──────── SOURCE MATERIAL

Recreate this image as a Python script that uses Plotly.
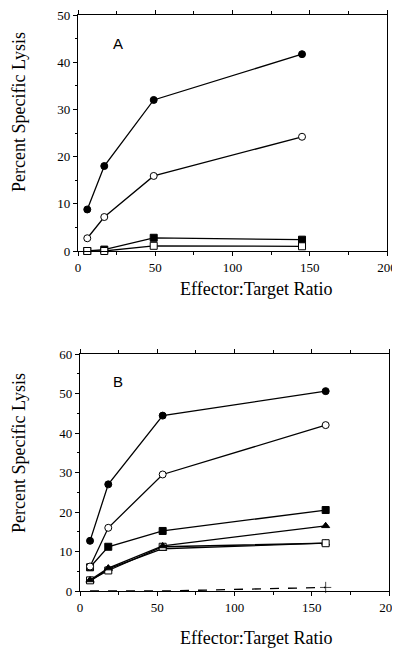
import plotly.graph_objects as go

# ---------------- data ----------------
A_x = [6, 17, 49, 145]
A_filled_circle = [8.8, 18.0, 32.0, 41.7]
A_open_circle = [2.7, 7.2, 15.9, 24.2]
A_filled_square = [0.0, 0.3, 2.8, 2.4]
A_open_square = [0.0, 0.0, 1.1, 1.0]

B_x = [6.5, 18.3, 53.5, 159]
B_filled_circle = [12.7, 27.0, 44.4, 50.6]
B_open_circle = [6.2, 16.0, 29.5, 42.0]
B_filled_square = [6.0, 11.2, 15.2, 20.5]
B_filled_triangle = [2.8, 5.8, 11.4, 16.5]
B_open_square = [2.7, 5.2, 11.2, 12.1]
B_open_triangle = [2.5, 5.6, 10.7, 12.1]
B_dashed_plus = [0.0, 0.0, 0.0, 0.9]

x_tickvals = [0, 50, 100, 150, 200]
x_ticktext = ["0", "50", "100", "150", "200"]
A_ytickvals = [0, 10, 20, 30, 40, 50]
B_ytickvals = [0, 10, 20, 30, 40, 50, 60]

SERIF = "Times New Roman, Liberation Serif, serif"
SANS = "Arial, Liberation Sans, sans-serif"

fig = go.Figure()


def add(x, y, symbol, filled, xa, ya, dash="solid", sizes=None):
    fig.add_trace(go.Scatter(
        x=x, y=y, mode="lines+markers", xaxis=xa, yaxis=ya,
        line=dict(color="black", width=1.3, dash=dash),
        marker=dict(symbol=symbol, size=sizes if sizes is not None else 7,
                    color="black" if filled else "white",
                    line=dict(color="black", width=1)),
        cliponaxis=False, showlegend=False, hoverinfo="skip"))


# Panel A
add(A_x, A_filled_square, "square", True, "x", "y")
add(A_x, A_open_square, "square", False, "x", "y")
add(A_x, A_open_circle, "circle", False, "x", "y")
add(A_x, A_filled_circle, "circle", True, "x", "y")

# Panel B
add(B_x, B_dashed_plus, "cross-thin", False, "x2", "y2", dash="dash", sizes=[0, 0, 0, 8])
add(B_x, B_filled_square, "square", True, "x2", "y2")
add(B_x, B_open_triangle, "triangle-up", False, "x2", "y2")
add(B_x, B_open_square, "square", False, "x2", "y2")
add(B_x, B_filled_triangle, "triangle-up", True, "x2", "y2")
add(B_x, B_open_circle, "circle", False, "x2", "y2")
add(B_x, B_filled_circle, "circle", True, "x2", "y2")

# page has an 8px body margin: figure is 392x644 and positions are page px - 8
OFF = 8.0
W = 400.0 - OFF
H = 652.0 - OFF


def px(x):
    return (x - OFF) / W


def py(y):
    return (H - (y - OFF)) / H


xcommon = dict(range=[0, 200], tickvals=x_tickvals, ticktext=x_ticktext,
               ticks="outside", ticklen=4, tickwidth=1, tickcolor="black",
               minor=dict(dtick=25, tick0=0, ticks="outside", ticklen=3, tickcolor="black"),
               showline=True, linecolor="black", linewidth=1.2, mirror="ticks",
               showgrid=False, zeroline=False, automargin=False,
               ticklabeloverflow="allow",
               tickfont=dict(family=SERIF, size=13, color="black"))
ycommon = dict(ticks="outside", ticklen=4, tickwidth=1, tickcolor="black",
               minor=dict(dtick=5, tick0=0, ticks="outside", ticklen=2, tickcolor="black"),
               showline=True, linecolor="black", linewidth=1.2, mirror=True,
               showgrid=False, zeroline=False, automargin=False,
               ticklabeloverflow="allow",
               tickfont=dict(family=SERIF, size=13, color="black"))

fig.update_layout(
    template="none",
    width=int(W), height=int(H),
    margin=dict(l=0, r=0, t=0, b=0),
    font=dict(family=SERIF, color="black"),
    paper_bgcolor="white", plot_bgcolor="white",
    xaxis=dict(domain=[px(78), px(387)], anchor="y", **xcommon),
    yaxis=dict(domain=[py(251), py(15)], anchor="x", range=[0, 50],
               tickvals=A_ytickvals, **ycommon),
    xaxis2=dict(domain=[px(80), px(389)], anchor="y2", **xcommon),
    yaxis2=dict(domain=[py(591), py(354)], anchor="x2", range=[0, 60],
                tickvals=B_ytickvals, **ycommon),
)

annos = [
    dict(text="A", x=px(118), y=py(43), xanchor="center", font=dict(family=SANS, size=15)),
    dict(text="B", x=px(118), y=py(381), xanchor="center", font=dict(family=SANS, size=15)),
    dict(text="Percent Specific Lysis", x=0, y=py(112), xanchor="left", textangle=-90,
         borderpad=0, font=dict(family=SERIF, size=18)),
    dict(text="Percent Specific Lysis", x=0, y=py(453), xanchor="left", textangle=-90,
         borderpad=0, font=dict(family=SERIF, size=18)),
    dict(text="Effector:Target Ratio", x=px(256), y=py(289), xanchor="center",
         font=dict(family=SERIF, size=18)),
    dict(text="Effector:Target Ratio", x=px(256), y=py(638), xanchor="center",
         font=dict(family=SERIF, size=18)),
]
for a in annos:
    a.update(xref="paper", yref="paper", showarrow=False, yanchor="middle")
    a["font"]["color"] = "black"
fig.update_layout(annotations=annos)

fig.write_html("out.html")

────────────────

Copy nothing but the lines from the top of the data down to the line containing "import plotly.graph_objects as go", and leave the pictures out.

Recreate this image as a Python script that uses Plotly.
import plotly.graph_objects as go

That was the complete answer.